STATED TASK>
Set down the material below word for word, excluding the pictures.

──────── SUPPLIED INFORMATION

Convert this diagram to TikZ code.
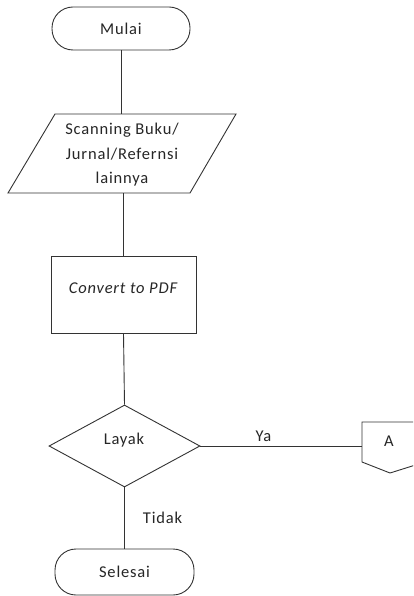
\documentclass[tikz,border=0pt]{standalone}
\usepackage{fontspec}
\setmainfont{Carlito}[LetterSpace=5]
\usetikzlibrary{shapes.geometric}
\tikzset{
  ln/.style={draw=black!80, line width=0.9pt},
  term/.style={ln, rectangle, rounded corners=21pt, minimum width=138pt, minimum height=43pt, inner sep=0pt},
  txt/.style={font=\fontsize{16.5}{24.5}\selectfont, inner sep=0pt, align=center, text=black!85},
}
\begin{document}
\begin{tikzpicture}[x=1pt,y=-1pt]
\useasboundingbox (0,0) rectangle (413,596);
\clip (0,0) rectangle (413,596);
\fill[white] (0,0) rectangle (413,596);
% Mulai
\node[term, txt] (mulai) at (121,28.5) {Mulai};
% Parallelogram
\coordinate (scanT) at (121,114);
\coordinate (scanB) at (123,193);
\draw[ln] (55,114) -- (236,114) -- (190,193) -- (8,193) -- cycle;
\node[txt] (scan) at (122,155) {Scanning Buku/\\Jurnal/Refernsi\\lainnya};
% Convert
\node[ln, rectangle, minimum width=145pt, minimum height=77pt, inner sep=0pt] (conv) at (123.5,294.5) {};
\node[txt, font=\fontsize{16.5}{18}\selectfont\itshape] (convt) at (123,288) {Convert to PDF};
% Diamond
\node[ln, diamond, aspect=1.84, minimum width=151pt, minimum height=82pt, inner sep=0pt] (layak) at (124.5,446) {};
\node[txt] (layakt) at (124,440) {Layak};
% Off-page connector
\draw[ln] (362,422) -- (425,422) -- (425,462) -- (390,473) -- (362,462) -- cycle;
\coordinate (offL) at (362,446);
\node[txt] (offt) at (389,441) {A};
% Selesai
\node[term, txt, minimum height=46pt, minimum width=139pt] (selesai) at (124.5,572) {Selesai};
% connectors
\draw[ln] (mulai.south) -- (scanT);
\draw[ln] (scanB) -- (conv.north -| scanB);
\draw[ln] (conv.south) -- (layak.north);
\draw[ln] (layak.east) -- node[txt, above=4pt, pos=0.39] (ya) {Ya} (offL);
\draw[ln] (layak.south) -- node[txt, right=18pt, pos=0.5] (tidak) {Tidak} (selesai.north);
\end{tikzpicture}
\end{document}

────────────────

THE RESPONSE>
Convert this diagram to TikZ code.
\documentclass[tikz,border=0pt]{standalone}
\usepackage{fontspec}
\setmainfont{Carlito}[LetterSpace=5]
\usetikzlibrary{shapes.geometric}
\tikzset{
  ln/.style={draw=black!80, line width=0.9pt},
  term/.style={ln, rectangle, rounded corners=21pt, minimum width=138pt, minimum height=43pt, inner sep=0pt},
  txt/.style={font=\fontsize{16.5}{24.5}\selectfont, inner sep=0pt, align=center, text=black!85},
}
\begin{document}
\begin{tikzpicture}[x=1pt,y=-1pt]
\useasboundingbox (0,0) rectangle (413,596);
\clip (0,0) rectangle (413,596);
\fill[white] (0,0) rectangle (413,596);
% Mulai
\node[term, txt] (mulai) at (121,28.5) {Mulai};
% Parallelogram
\coordinate (scanT) at (121,114);
\coordinate (scanB) at (123,193);
\draw[ln] (55,114) -- (236,114) -- (190,193) -- (8,193) -- cycle;
\node[txt] (scan) at (122,155) {Scanning Buku/\\Jurnal/Refernsi\\lainnya};
% Convert
\node[ln, rectangle, minimum width=145pt, minimum height=77pt, inner sep=0pt] (conv) at (123.5,294.5) {};
\node[txt, font=\fontsize{16.5}{18}\selectfont\itshape] (convt) at (123,288) {Convert to PDF};
% Diamond
\node[ln, diamond, aspect=1.84, minimum width=151pt, minimum height=82pt, inner sep=0pt] (layak) at (124.5,446) {};
\node[txt] (layakt) at (124,440) {Layak};
% Off-page connector
\draw[ln] (362,422) -- (425,422) -- (425,462) -- (390,473) -- (362,462) -- cycle;
\coordinate (offL) at (362,446);
\node[txt] (offt) at (389,441) {A};
% Selesai
\node[term, txt, minimum height=46pt, minimum width=139pt] (selesai) at (124.5,572) {Selesai};
% connectors
\draw[ln] (mulai.south) -- (scanT);
\draw[ln] (scanB) -- (conv.north -| scanB);
\draw[ln] (conv.south) -- (layak.north);
\draw[ln] (layak.east) -- node[txt, above=4pt, pos=0.39] (ya) {Ya} (offL);
\draw[ln] (layak.south) -- node[txt, right=18pt, pos=0.5] (tidak) {Tidak} (selesai.north);
\end{tikzpicture}
\end{document}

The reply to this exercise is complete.